The new championship is due to hold its inaugural race in China next week.

“We can expect development in batteries, motor technology and security issues that can be transferred with other series such as Formula One, the World Endurance Championship et cetera,” said Todt. “You always learn from one championship to another one.”

“For example, what generates a lot of cost is aerodynamic development and in Formula E it’s quite limited, which I think is a good thing because sometime you see how complicated aerodynamics are on a car.

“You take Formula One now with all the little winglets that require so much wind tunnel testing. So I would say let’s try to develop as much that can be transferred to a city car.”

Todt said it was important for the FIA to have a championship which embraced all-electric propulsion.

“The world is changing and as the sporting flagship of motorsport we have a responsibility to keep up with those changes,” he said. “The link between daily mobility and racing is very important.”

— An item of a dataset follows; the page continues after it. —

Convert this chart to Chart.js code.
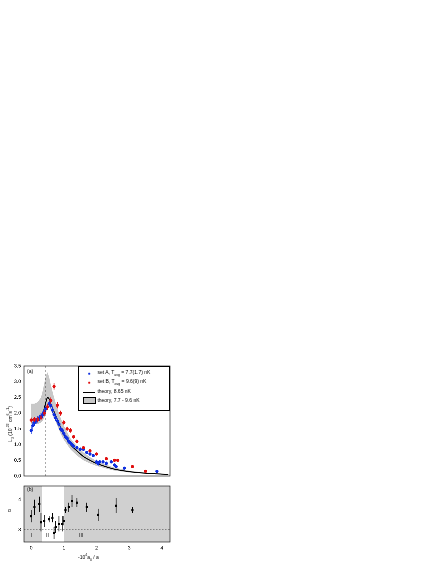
<!DOCTYPE html>
<html><head><meta charset="utf-8">
<script src="https://cdn.jsdelivr.net/npm/chart.js@4"></script>
<style>
body{margin:0;background:#fff;width:436px;height:564px;position:relative;font-family:"Liberation Sans",Arial,sans-serif}
canvas{position:absolute}
.t{position:absolute;font-size:5px;color:#000;white-space:nowrap}
#leg{position:absolute;left:78px;top:366px;width:90px;height:43px;border:0.6px solid #000;background:#fff;font-size:5px}
#leg div{position:absolute;left:3px;white-space:nowrap}
#leg span.m{display:inline-block;width:14px;text-align:center;vertical-align:middle}
</style></head><body>
<canvas id="top" style="left:0;top:358px;width:180px;height:122px"></canvas>
<canvas id="bot" style="left:0;top:482px;width:180px;height:82px"></canvas>
<div id="leg">
 <div style="top:2px"><span class="m" style="color:#1030e0">&#9679;</span> set A, T<sub style="font-size:3.5px">avg</sub> = 7.7(1.7) nK</div>
 <div style="top:11px"><span class="m" style="color:#e01010">&#9679;</span> set B, T<sub style="font-size:3.5px">avg</sub> = 9.6(9) nK</div>
 <div style="top:21px"><span class="m"><span style="display:inline-block;width:12px;border-top:1px solid #000;vertical-align:middle"></span></span> theory, 8.65 nK</div>
 <div style="top:30px"><span class="m"><span style="display:inline-block;width:11px;height:5px;background:#c8c8c8;border:0.5px solid #000;vertical-align:middle"></span></span> theory, 7.7 - 9.6 nK</div>
</div>
<div class="t" style="left:27px;top:368px">(a)</div>
<div class="t" style="left:27px;top:486px">(b)</div>
<div class="t" style="left:31px;top:532px">I</div>
<div class="t" style="left:46px;top:532px">II</div>
<div class="t" style="left:79px;top:532px">III</div>
<div class="t" style="left:1px;top:424px;transform:rotate(-90deg);transform-origin:center;width:10px;text-align:center;line-height:5px"><span style="position:absolute;left:-25px;width:60px">L<sub style="font-size:3.5px">3</sub> (10<sup style="font-size:3.5px">-22</sup> cm<sup style="font-size:3.5px">6</sup>s<sup style="font-size:3.5px">-1</sup>)</span></div>
<div class="t" style="left:8px;top:507px">&#945;</div>
<div class="t" style="left:78px;top:553px">-10<sup style="font-size:3.5px">4</sup>a<sub style="font-size:3.5px">0</sub> / a</div>
<script>
// set A (blue)
var aX = [0.0,0.05,0.1,0.15,0.2,0.25,0.3,0.35,0.4,0.45,0.5,0.55,0.6,0.65,0.7,0.75,0.8,0.85,0.9,0.95,1.0,1.05,1.1,1.15,1.2,1.25,1.3,1.4,1.5,1.6,1.7,1.8,1.9,2.0,2.05,2.1,2.2,2.3,2.45,2.55,2.6,2.85,3.85];
var aY = [1.45,1.6,1.7,1.75,1.8,1.85,1.9,1.95,2.05,2.15,2.2,2.3,2.25,2.1,1.95,1.85,1.75,1.65,1.5,1.45,1.35,1.25,1.2,1.1,1.05,1.0,0.95,0.9,0.85,0.85,0.75,0.7,0.65,0.45,0.4,0.45,0.45,0.4,0.45,0.35,0.3,0.25,0.15];
var aE = [0.12,0.12,0.1,0.1,0.1,0.1,0.1,0.1,0.1,0.1,0.1,0.1,0.1,0.1,0.1,0.1,0.08,0.08,0.08,0.08,0.08,0.07,0.07,0.07,0.07,0.06,0.06,0.06,0.06,0.06,0.05,0.05,0.05,0.07,0.07,0.05,0.05,0.06,0.05,0.05,0.04,0.03,0.03];
// set B (red)
var bX = [0.0,0.1,0.2,0.3,0.4,0.5,0.6,0.7,0.8,0.9,1.0,1.1,1.2,1.3,1.4,1.6,1.8,2.0,2.3,2.55,2.65,3.1,3.5];
var bY = [1.78,1.8,1.8,1.85,2.0,2.2,2.4,2.85,2.25,2.0,1.7,1.5,1.45,1.25,1.1,0.9,0.8,0.7,0.55,0.5,0.5,0.3,0.15];
var bE = [0.08,0.08,0.08,0.08,0.1,0.1,0.1,0.1,0.1,0.08,0.08,0.07,0.07,0.06,0.06,0.05,0.05,0.05,0.04,0.04,0.04,0.03,0.03];
// theory
var thX = [0.0,0.1,0.2,0.3,0.35,0.4,0.45,0.5,0.55,0.6,0.7,0.8,0.9,1.0,1.2,1.4,1.6,1.8,2.0,2.5,3.0,3.5,4.0,4.2];
var thY = [1.8,1.8,1.8,1.85,1.95,2.15,2.35,2.5,2.45,2.3,2.05,1.8,1.55,1.35,1.0,0.8,0.62,0.5,0.4,0.23,0.14,0.09,0.06,0.05];
var hiY = [2.3,2.3,2.35,2.5,2.7,2.95,3.2,3.3,3.15,2.9,2.5,2.15,1.85,1.6,1.2,0.95,0.75,0.6,0.48,0.28,0.17,0.11,0.07,0.06];
var loY = [1.65,1.65,1.65,1.7,1.75,1.85,2.0,2.2,2.2,2.1,1.85,1.6,1.35,1.15,0.85,0.65,0.5,0.4,0.32,0.18,0.11,0.07,0.05,0.04];
var peakX = [0.45];
// alpha
var alX = [0.0,0.1,0.25,0.3,0.4,0.55,0.65,0.7,0.75,0.85,0.95,1.0,1.05,1.15,1.25,1.4,1.7,2.05,2.6,3.1];
var alY = [3.45,3.75,3.85,3.25,3.3,3.35,3.4,2.9,3.1,3.2,3.2,3.3,3.65,3.75,3.95,3.9,3.75,3.5,3.8,3.65];
var alE = [0.2,0.25,0.25,0.3,0.2,0.1,0.15,0.2,0.2,0.25,0.25,0.15,0.1,0.15,0.2,0.15,0.15,0.2,0.25,0.1];
var whiteRegion = [0.33,1.0];
var xTicks = [0,1,2,3,4];
var yTicksTop = [0,0.5,1,1.5,2,2.5,3,3.5];
var yTicksBot = [3,4];

Chart.defaults.font.family = '"Liberation Sans", Arial, sans-serif';
function pts(x,y){return x.map(function(v,i){return {x:v,y:y[i]};});}
var errBars = {id:'errBars', afterDatasetsDraw:function(c){
  var ctx=c.ctx, xs=c.scales.x, ys=c.scales.y;
  c.data.datasets.forEach(function(d,i){
    if(!d.err) return;
    ctx.save(); ctx.strokeStyle=d.backgroundColor; ctx.lineWidth=0.8;
    d.data.forEach(function(p,j){
      var px=xs.getPixelForValue(p.x);
      ctx.beginPath(); ctx.moveTo(px,ys.getPixelForValue(p.y-d.err[j])); ctx.lineTo(px,ys.getPixelForValue(p.y+d.err[j])); ctx.stroke();
    });
    ctx.restore();
  });
}};
var vline = {id:'vline', afterDatasetsDraw:function(c){
  var ctx=c.ctx, xs=c.scales.x, a=c.chartArea;
  ctx.save(); ctx.setLineDash([2,2]); ctx.strokeStyle='#000'; ctx.lineWidth=0.6;
  peakX.forEach(function(v){var px=xs.getPixelForValue(v);ctx.beginPath();ctx.moveTo(px,a.top);ctx.lineTo(px,a.bottom);ctx.stroke();});
  ctx.restore();
}};
var shade = {id:'shade', beforeDatasetsDraw:function(c){
  var ctx=c.ctx, xs=c.scales.x, ys=c.scales.y, a=c.chartArea;
  ctx.save(); ctx.fillStyle='#d0d0d0'; ctx.fillRect(a.left,a.top,a.width,a.height);
  var l=xs.getPixelForValue(whiteRegion[0]), r=xs.getPixelForValue(whiteRegion[1]);
  ctx.fillStyle='#fff'; ctx.fillRect(l,a.top,r-l,a.height);
  ctx.setLineDash([1.5,1.5]); ctx.strokeStyle='#000'; ctx.lineWidth=0.6;
  var py=ys.getPixelForValue(3); ctx.beginPath(); ctx.moveTo(a.left,py); ctx.lineTo(a.right,py); ctx.stroke();
  ctx.restore();
}};
var frame = {id:'frame', afterDraw:function(c){
  var a=c.chartArea, ctx=c.ctx; ctx.save(); ctx.strokeStyle='#000'; ctx.lineWidth=0.8;
  ctx.strokeRect(a.left,a.top,a.width,a.height); ctx.restore();
}};
function setTicks(list){return function(s){s.ticks=list.map(function(v){return {value:v};});};}
function axes(ymin,ymax,yt,showX,ylab){
  return {
    x:{type:'linear',min:-0.22,max:4.25,afterBuildTicks:setTicks(xTicks),
       ticks:{display:showX,font:{size:5},color:'#000',padding:1,maxRotation:0},
       grid:{display:false,drawTicks:true,tickLength:2,color:'#000'},border:{display:false},
       afterFit:function(s){s.height=showX?22:0;}},
    y:{min:ymin,max:ymax,afterBuildTicks:setTicks(yt),
       ticks:{font:{size:5},color:'#000',padding:1,autoSkip:false,
              callback:function(v){return ylab?v.toFixed(1):v;}},
       grid:{display:false,drawTicks:true,tickLength:2,color:'#000'},border:{display:false},
       afterFit:function(s){s.width=24;}}
  };
}
var base = {responsive:false,animation:false,devicePixelRatio:4,plugins:{legend:{display:false},tooltip:{enabled:false}}};

var ct=document.getElementById('top'); ct.width=180; ct.height=122;
new Chart(ct,{type:'scatter',data:{datasets:[
  {data:pts(thX,hiY),showLine:true,borderWidth:0,pointRadius:0,fill:false,backgroundColor:'#c8c8c8',order:10},
  {data:pts(thX,loY),showLine:true,borderWidth:0,pointRadius:0,fill:'-1',backgroundColor:'#c8c8c8',order:9},
  {data:pts(thX,thY),showLine:true,borderColor:'#000',borderWidth:1,pointRadius:0,tension:0.3,order:5},
  {data:pts(aX,aY),err:aE,backgroundColor:'#1030e0',borderWidth:0,pointRadius:1.6,order:2},
  {data:pts(bX,bY),err:bE,backgroundColor:'#e01010',borderWidth:0,pointRadius:1.6,order:1}
]},options:Object.assign({},base,{layout:{padding:{top:8,right:10,bottom:0,left:0}},scales:axes(0,3.5,yTicksTop,false,true)}),
plugins:[errBars,vline,frame]});

var cb=document.getElementById('bot'); cb.width=180; cb.height=82;
new Chart(cb,{type:'scatter',data:{datasets:[
  {data:pts(alX,alY),err:alE,backgroundColor:'#000',borderWidth:0,pointRadius:1.5,pointStyle:'rect'}
]},options:Object.assign({},base,{layout:{padding:{top:2,right:10,bottom:0,left:0}},scales:axes(2.6,4.45,yTicksBot,true,false)}),
plugins:[shade,errBars,frame]});
</script>
</body></html>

“I thought it was important to have a vision for new technology for the development of the motoring industry and that’s why we changed the regulations in Formula One, that’s why we supported new regulations in the World Endurance Championship. And then came the idea of making a specific flagship championship with electric technology. A lot of people were enthusiastic about this idea.

“For me the electric car is really the future of motoring in the cities. And that’s why we begin with hosting races in world cities. It’s a new approach, it’s a new product.”

Fanboost “creates a family link”

Todt also addressed criticism of the controversial ‘Fanboost’ aspect of Formula E, where fans will vote for which driver gets to benefit from an extra power boost.

“For each team, each driver has to give his supporters as much support as possible, so I think it’s a friendly, fresh initiative, which I don’t think will damage the final result. I really hope it’s a category of racing which allows contact with the drivers – people love to have contact.

“You see that in endurance racing where you have more access and I quite like that, you allow people to touch their hero, to be closer to their team. So I think it creates a family link between the supporter and the team.”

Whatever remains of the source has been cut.